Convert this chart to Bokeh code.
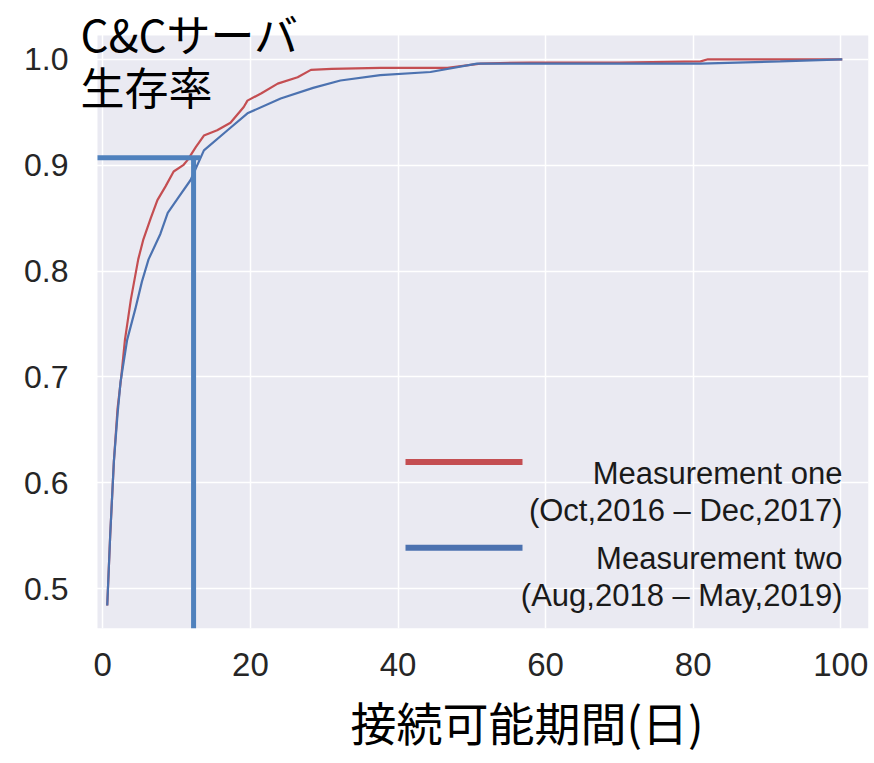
from bokeh.plotting import figure
from bokeh.models import (FixedTicker, Label, Range1d, BoxAnnotation, Title)
from bokeh.embed import file_html
from bokeh.resources import INLINE

# ---- data ----
days_one = [0.6, 1.0, 1.5, 2.0, 2.5, 3.0, 3.8, 4.8, 5.5, 6.5, 7.4, 8.5, 9.6, 10.9, 11.5,
            12.6, 13.7, 15.5, 17.3, 19.1, 19.6, 21.5, 23.7, 26.4, 28.2, 31.0, 37.6, 46.7,
            51.2, 58.0, 70.0, 81.0, 82.0, 90.0, 100.2]
rate_one = [0.484, 0.55, 0.62, 0.67, 0.70, 0.735, 0.773, 0.811, 0.83, 0.85, 0.867, 0.88,
            0.894, 0.90, 0.905, 0.917, 0.928, 0.933, 0.94, 0.955, 0.961, 0.968, 0.977,
            0.983, 0.99, 0.991, 0.992, 0.992, 0.996, 0.997, 0.997, 0.998, 1.0, 1.0, 1.0]

days_two = [0.6, 1.0, 1.5, 2.0, 2.4, 3.3, 4.4, 5.3, 6.2, 7.8, 8.8, 10.3, 11.9, 13.7, 16.9,
            19.6, 24.1, 28.5, 32.2, 37.6, 44.4, 50.7, 58.0, 70.0, 81.0, 91.8, 100.2]
rate_two = [0.484, 0.55, 0.62, 0.665, 0.695, 0.735, 0.764, 0.79, 0.811, 0.835, 0.855, 0.87,
            0.886, 0.914, 0.933, 0.949, 0.963, 0.973, 0.98, 0.985, 0.988, 0.996, 0.996,
            0.996, 0.996, 0.998, 1.0]

series_names = ["Measurement one", "Measurement two"]
series_periods = ["(Oct,2016 \u2013 Dec,2017)", "(Aug,2018 \u2013 May,2019)"]

x_ticks = [0, 20, 40, 60, 80, 100]
x_tick_labels = ["0", "20", "40", "60", "80", "100"]
y_ticks = [0.5, 0.6, 0.7, 0.8, 0.9, 1.0]
y_tick_labels = ["0.5", "0.6", "0.7", "0.8", "0.9", "1.0"]

cutoff_day = 12.3
cutoff_rate = 0.907

x_title = "接続可能期間(日)"
y_title_lines = ["C&Cサーバ", "生存率"]

# ---- layout (pixel geometry of the canvas) ----
W, H = 874, 760
FL, FR, FT, FB = 72, 868, 0, 630      # frame edges
PL, PT = 97, 35                       # shaded plot area top-left corner
X_ZERO_PX, X_PX_PER_UNIT = 102.3, 7.38
Y_ONE_PX, Y_PX_PER_UNIT = 59.0, 1062.0


def xv(px):
    return (px - X_ZERO_PX) / X_PX_PER_UNIT


def yv(py):
    return 1.0 - (py - Y_ONE_PX) / Y_PX_PER_UNIT


X0, X1 = xv(FL), xv(FR)
Y0, Y1 = yv(FB), yv(FT)

RED = "#c44e52"
BLUE = "#4c72b0"
ANNOT = "#4f81bd"
BG = "#eaeaf2"

p = figure(width=W, height=H, x_range=Range1d(X0, X1), y_range=Range1d(Y0, Y1),
           output_backend="svg", toolbar_location=None,
           min_border_left=FL, min_border_right=W - FR,
           min_border_top=FT, min_border_bottom=H - FB)
p.background_fill_color = "white"
p.border_fill_color = "white"
p.outline_line_color = None

# shaded plot area
p.add_layout(BoxAnnotation(left=xv(PL), right=X1, top=yv(PT), bottom=Y0,
                           fill_color=BG, fill_alpha=1.0, line_alpha=0,
                           level="image"))

p.xgrid.ticker = FixedTicker(ticks=x_ticks)
p.ygrid.ticker = FixedTicker(ticks=y_ticks)
p.grid.grid_line_color = "white"
p.grid.grid_line_width = 1.5

p.xaxis.ticker = FixedTicker(ticks=x_ticks)
p.xaxis.major_label_overrides = {t: l for t, l in zip(x_ticks, x_tick_labels)}
p.yaxis.ticker = FixedTicker(ticks=y_ticks)
p.yaxis.major_label_overrides = {t: l for t, l in zip(y_ticks, y_tick_labels)}
for ax in (p.xaxis, p.yaxis):
    ax.axis_line_color = None
    ax.major_tick_line_color = None
    ax.minor_tick_line_color = None
    ax.major_tick_out = 0
    ax.major_tick_in = 0
    ax.major_label_text_font = "Liberation Sans"
    ax.major_label_text_color = "#262626"
p.xaxis.major_label_text_font_size = "33px"
p.xaxis.major_label_standoff = 24
p.yaxis.major_label_text_font_size = "32px"
p.yaxis.major_label_standoff = 4

# curves
p.line(days_one, rate_one, line_color=RED, line_width=2.2)
p.line(days_two, rate_two, line_color=BLUE, line_width=2.2)

# cut-off marker lines
p.segment(x0=[xv(PL)], y0=[cutoff_rate], x1=[cutoff_day + 0.9], y1=[cutoff_rate],
          line_color=ANNOT, line_width=5)
p.segment(x0=[cutoff_day], y0=[cutoff_rate], x1=[cutoff_day], y1=[Y0],
          line_color=ANNOT, line_width=5)

# legend: swatches + right aligned two-line labels
swatch_y = [463, 549]
leg_text_y = [(475, 512), (560, 597)]
for sy, col in zip(swatch_y, [RED, BLUE]):
    p.add_layout(BoxAnnotation(left=xv(405), right=xv(522), top=yv(sy - 3),
                               bottom=yv(sy + 3), fill_color=col, fill_alpha=1.0,
                               line_alpha=0))
for (y1, y2), name, period in zip(leg_text_y, series_names, series_periods):
    for yy, t in ((y1, name), (y2, period)):
        p.add_layout(Label(x=xv(842), y=yv(yy), text=t, text_align="right",
                           text_baseline="middle", text_font="Liberation Sans",
                           text_font_size="31px", text_color="#1a1a1a"))

# y title (two lines, top-left)
for yy, t in zip((33, 86), y_title_lines):
    p.add_layout(Label(x=xv(80), y=yv(yy), text=t, text_align="left",
                       text_baseline="middle", text_font="Noto Sans CJK JP",
                       text_font_size="44px", text_color="black"))

# x title below the axis
p.add_layout(Title(text=x_title, align="left", offset=350 - FL, standoff=14,
                   text_font="Noto Sans CJK JP", text_font_size="46px",
                   text_font_style="normal", text_color="black"), "below")

open("out.html", "w").write(file_html(p, INLINE))
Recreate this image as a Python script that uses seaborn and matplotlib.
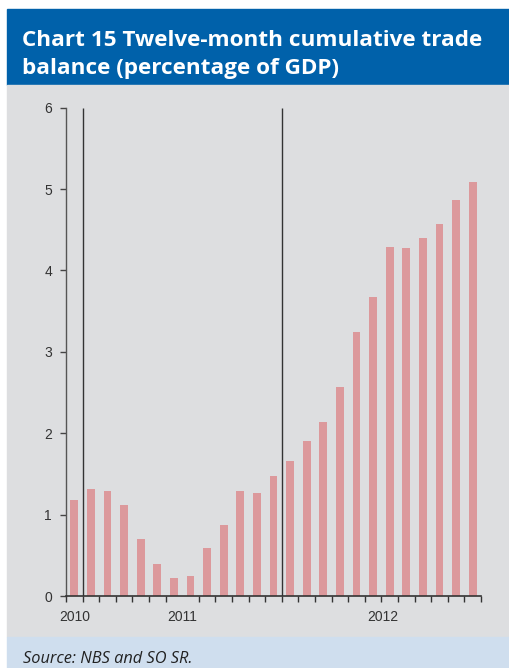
import numpy as np
import pandas as pd
import matplotlib
matplotlib.use('Agg')
import matplotlib.pyplot as plt
import seaborn as sns
from matplotlib.patches import Rectangle

# data (monthly, Dec 2009 - Dec 2011)
months = ['2009-12', '2010-01', '2010-02', '2010-03', '2010-04', '2010-05', '2010-06',
          '2010-07', '2010-08', '2010-09', '2010-10', '2010-11', '2010-12',
          '2011-01', '2011-02', '2011-03', '2011-04', '2011-05', '2011-06',
          '2011-07', '2011-08', '2011-09', '2011-10', '2011-11', '2011-12']
balance = [1.18, 1.32, 1.29, 1.12, 0.70, 0.39, 0.22, 0.24, 0.59, 0.87, 1.29, 1.26, 1.48,
           1.66, 1.91, 2.14, 2.57, 3.24, 3.68, 4.29, 4.27, 4.40, 4.57, 4.86, 5.09]
year_labels = ['2010', '2011', '2012']
year_label_pos = [0, 6.5, 18.6]
divider_pos = [0.5, 12.5]

df = pd.DataFrame({'month': months, 'balance': balance})

sns.set_theme(style='white')
plt.rcParams['font.family'] = ['Liberation Sans', 'DejaVu Sans']

fig = plt.figure(figsize=(5.09, 6.68), dpi=100)
W, H = 509, 668

# background panels
fig.patches.append(Rectangle((7 / W, (H - 85) / H), (W - 7) / W, 76 / H,
                             transform=fig.transFigure, color='#0061aa', zorder=-10))
fig.patches.append(Rectangle((7 / W, (H - 637) / H), (W - 7) / W, 552 / H,
                             transform=fig.transFigure, color='#dddee0', zorder=-10))
fig.patches.append(Rectangle((7 / W, 0), (W - 7) / W, (H - 637) / H,
                             transform=fig.transFigure, color='#cfdeee', zorder=-10))

fig.text(22 / W, (H - 46) / H, 'Chart 15 Twelve-month cumulative trade',
         color='white', fontsize=16.2, fontweight='bold', family='Open Sans',
         va='baseline', ha='left')
fig.text(22 / W, (H - 74) / H, 'balance (percentage of GDP)',
         color='white', fontsize=16.2, fontweight='bold', family='Open Sans',
         va='baseline', ha='left')
fig.text(23 / W, (H - 663) / H, 'Source: NBS and SO SR.', color='#222222',
         fontsize=11.8, style='italic', family='Open Sans', va='baseline', ha='left')

ax = fig.add_axes([66 / W, 72 / H, 415 / W, 488.3 / H])
ax.set_facecolor('none')

sns.barplot(data=df, x='month', y='balance', color='#dc999c', saturation=1,
            width=0.48, linewidth=0, ax=ax)

ax.vlines(divider_pos, 0, 6, color='#333333', lw=1, zorder=3)

ax.set_xlim(-0.5, 24.5)
ax.set_ylim(0, 6)
ax.set_yticks(range(0, 7))
ax.set_xticks(year_label_pos)
ax.set_xticklabels(year_labels)
ax.set_xticks(np.arange(-0.5, 25, 1), minor=True)
ax.tick_params(axis='x', which='major', length=0, pad=10, labelsize=10, labelcolor='#333333')
ax.tick_params(axis='x', which='minor', length=4, width=1, color='#333333', direction='out', bottom=True)
ax.tick_params(axis='y', length=4, width=1, color='#444444', direction='out', left=True,
               pad=6, labelsize=10, labelcolor='#333333')
ax.set_xlabel('')
ax.set_ylabel('')
for s in ['top', 'right']:
    ax.spines[s].set_visible(False)
ax.spines['left'].set_color('#555555')
ax.spines['bottom'].set_color('#333333')
ax.spines['left'].set_linewidth(1)
ax.spines['bottom'].set_linewidth(1.2)

fig.savefig('out.png', dpi=100)
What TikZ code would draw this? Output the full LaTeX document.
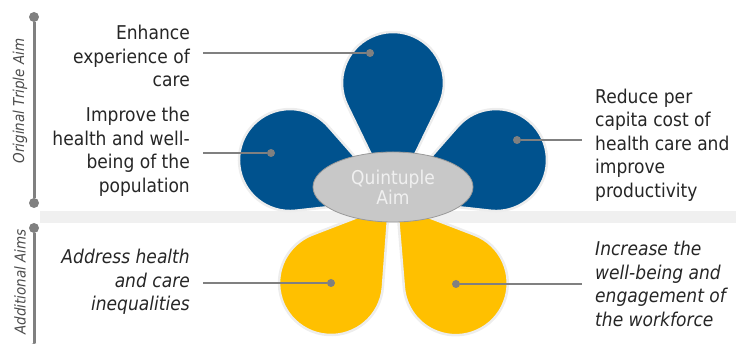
________________________________________
YOUR GOAL:
Your task is to quote, unchanged, only the lines from the line bearing "Recreate this image" through the line bearing "divider_pos = [0.5, 12.5]"; the pictures are not part of the copy.

RESPONSE:
Recreate this image as a Python script that uses seaborn and matplotlib.
import numpy as np
import pandas as pd
import matplotlib
matplotlib.use('Agg')
import matplotlib.pyplot as plt
import seaborn as sns
from matplotlib.patches import Rectangle

# data (monthly, Dec 2009 - Dec 2011)
months = ['2009-12', '2010-01', '2010-02', '2010-03', '2010-04', '2010-05', '2010-06',
          '2010-07', '2010-08', '2010-09', '2010-10', '2010-11', '2010-12',
          '2011-01', '2011-02', '2011-03', '2011-04', '2011-05', '2011-06',
          '2011-07', '2011-08', '2011-09', '2011-10', '2011-11', '2011-12']
balance = [1.18, 1.32, 1.29, 1.12, 0.70, 0.39, 0.22, 0.24, 0.59, 0.87, 1.29, 1.26, 1.48,
           1.66, 1.91, 2.14, 2.57, 3.24, 3.68, 4.29, 4.27, 4.40, 4.57, 4.86, 5.09]
year_labels = ['2010', '2011', '2012']
year_label_pos = [0, 6.5, 18.6]
divider_pos = [0.5, 12.5]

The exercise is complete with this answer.